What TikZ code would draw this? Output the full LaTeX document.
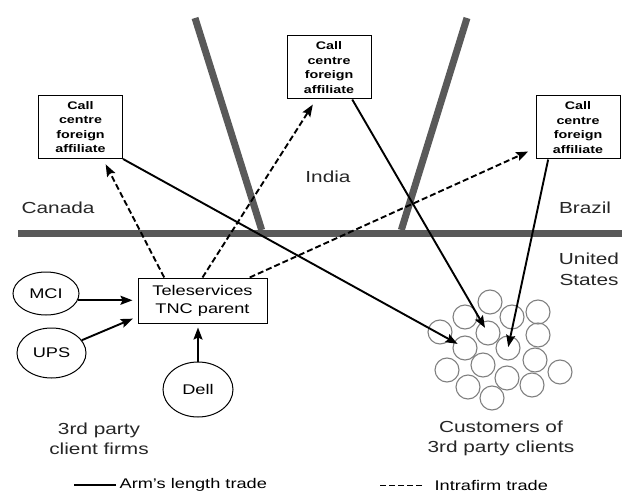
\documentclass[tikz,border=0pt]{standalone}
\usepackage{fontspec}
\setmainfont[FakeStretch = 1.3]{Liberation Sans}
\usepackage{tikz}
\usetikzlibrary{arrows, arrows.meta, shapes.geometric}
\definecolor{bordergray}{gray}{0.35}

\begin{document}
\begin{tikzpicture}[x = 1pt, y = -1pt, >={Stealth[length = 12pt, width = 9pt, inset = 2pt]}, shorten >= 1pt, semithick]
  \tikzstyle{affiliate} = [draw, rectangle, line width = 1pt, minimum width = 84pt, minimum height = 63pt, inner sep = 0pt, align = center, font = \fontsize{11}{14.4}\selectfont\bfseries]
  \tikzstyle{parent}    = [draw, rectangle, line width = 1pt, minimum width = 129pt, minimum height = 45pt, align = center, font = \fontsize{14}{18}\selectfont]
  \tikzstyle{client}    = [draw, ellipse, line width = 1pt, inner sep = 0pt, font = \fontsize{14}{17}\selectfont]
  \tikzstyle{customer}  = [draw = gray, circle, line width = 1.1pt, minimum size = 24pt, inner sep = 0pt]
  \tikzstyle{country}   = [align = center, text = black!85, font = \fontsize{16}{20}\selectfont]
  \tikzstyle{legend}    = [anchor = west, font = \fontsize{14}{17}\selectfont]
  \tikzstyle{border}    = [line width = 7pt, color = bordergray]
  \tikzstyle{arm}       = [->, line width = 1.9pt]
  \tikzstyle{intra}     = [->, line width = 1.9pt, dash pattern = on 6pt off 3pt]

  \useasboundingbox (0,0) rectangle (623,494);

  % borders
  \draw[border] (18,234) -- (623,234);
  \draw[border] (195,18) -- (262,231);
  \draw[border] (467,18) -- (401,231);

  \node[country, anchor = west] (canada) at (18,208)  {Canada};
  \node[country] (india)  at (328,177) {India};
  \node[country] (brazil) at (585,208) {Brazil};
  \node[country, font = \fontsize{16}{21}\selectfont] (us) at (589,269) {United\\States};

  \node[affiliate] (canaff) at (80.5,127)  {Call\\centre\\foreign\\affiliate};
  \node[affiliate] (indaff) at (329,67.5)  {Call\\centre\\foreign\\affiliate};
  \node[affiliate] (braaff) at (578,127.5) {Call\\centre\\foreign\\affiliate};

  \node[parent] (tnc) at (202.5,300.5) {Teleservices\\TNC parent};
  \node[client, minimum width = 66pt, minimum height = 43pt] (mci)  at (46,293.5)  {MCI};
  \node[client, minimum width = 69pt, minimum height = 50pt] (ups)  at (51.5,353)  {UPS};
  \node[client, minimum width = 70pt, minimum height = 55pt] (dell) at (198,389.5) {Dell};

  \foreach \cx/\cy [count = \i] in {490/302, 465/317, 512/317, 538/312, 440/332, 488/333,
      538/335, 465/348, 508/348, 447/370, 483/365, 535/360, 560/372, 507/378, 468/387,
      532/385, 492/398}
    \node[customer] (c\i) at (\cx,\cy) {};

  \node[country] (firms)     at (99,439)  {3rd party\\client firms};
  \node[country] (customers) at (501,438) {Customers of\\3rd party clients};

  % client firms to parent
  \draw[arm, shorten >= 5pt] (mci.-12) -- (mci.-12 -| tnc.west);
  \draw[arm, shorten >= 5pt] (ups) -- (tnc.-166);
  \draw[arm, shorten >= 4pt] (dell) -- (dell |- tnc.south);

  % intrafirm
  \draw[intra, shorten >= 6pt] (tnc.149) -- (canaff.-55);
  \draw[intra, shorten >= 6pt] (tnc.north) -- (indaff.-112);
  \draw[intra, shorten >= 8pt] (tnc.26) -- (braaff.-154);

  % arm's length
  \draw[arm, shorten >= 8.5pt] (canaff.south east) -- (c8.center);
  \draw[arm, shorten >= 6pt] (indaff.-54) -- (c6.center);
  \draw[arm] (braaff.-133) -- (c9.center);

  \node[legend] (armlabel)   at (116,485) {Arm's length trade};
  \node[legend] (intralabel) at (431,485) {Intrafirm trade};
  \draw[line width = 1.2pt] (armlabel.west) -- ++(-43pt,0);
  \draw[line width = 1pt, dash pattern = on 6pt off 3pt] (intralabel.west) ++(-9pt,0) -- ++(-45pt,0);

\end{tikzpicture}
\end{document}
* * *
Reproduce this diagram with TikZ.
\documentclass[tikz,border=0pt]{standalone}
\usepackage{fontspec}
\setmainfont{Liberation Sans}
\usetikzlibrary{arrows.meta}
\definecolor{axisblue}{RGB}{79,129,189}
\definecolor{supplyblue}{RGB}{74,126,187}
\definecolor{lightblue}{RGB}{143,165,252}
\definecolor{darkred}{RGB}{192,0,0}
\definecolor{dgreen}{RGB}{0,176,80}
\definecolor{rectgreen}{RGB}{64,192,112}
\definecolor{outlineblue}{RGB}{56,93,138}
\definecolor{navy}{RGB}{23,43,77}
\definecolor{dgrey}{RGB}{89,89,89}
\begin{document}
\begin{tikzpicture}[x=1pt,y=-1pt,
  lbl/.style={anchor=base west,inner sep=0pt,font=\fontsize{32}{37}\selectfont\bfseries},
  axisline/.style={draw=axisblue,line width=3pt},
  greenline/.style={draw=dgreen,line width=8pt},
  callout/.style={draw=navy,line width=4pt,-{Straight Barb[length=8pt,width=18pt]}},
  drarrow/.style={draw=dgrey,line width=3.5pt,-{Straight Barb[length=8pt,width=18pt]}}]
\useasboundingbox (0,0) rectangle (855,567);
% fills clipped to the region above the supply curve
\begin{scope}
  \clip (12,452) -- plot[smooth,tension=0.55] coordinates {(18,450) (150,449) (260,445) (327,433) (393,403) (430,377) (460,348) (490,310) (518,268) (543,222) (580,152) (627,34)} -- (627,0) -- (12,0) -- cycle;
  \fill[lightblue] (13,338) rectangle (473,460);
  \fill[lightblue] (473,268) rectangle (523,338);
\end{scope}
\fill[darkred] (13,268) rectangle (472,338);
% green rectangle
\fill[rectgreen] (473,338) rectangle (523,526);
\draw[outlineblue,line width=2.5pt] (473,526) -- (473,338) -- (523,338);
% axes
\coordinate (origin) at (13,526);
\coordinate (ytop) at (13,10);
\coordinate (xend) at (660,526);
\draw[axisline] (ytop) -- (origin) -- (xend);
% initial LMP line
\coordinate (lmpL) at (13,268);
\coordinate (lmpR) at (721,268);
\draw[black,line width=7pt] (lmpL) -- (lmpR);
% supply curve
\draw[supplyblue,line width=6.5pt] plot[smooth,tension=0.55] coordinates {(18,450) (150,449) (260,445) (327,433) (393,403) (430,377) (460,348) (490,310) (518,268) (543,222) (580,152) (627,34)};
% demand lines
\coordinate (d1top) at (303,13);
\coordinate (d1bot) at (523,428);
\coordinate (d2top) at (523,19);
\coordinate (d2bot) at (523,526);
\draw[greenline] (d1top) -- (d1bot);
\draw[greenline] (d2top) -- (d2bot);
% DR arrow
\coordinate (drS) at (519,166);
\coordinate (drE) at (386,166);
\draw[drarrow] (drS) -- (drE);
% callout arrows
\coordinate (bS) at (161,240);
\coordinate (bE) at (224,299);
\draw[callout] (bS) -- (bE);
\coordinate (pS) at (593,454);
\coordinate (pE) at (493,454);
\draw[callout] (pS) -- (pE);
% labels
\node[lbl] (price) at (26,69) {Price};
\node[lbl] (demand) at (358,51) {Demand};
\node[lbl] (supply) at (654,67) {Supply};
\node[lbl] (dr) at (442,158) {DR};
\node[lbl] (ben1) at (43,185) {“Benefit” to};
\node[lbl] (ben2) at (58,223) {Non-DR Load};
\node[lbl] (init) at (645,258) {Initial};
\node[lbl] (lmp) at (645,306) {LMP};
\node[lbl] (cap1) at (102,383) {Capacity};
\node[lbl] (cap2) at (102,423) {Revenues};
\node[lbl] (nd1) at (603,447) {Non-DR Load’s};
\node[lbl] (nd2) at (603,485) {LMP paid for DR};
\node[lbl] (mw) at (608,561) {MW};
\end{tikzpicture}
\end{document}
...
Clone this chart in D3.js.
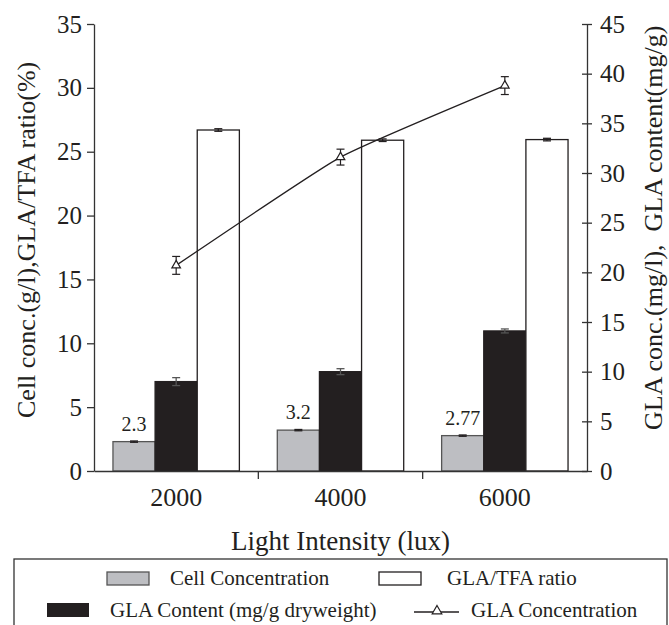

- **EXERCISE INSTRUCTIONS**
Your job is to reproduce the lines from the one with "What TikZ code" through the one with "(us) at (589,269)", both kept, exactly as they are. Leave out the pictures.

- **WRITTEN ANSWER**
What TikZ code would draw this? Output the full LaTeX document.
\documentclass[tikz,border=0pt]{standalone}
\usepackage{fontspec}
\setmainfont[FakeStretch = 1.3]{Liberation Sans}
\usepackage{tikz}
\usetikzlibrary{arrows, arrows.meta, shapes.geometric}
\definecolor{bordergray}{gray}{0.35}

\begin{document}
\begin{tikzpicture}[x = 1pt, y = -1pt, >={Stealth[length = 12pt, width = 9pt, inset = 2pt]}, shorten >= 1pt, semithick]
  \tikzstyle{affiliate} = [draw, rectangle, line width = 1pt, minimum width = 84pt, minimum height = 63pt, inner sep = 0pt, align = center, font = \fontsize{11}{14.4}\selectfont\bfseries]
  \tikzstyle{parent}    = [draw, rectangle, line width = 1pt, minimum width = 129pt, minimum height = 45pt, align = center, font = \fontsize{14}{18}\selectfont]
  \tikzstyle{client}    = [draw, ellipse, line width = 1pt, inner sep = 0pt, font = \fontsize{14}{17}\selectfont]
  \tikzstyle{customer}  = [draw = gray, circle, line width = 1.1pt, minimum size = 24pt, inner sep = 0pt]
  \tikzstyle{country}   = [align = center, text = black!85, font = \fontsize{16}{20}\selectfont]
  \tikzstyle{legend}    = [anchor = west, font = \fontsize{14}{17}\selectfont]
  \tikzstyle{border}    = [line width = 7pt, color = bordergray]
  \tikzstyle{arm}       = [->, line width = 1.9pt]
  \tikzstyle{intra}     = [->, line width = 1.9pt, dash pattern = on 6pt off 3pt]

  \useasboundingbox (0,0) rectangle (623,494);

  % borders
  \draw[border] (18,234) -- (623,234);
  \draw[border] (195,18) -- (262,231);
  \draw[border] (467,18) -- (401,231);

  \node[country, anchor = west] (canada) at (18,208)  {Canada};
  \node[country] (india)  at (328,177) {India};
  \node[country] (brazil) at (585,208) {Brazil};
  \node[country, font = \fontsize{16}{21}\selectfont] (us) at (589,269) {United\\States};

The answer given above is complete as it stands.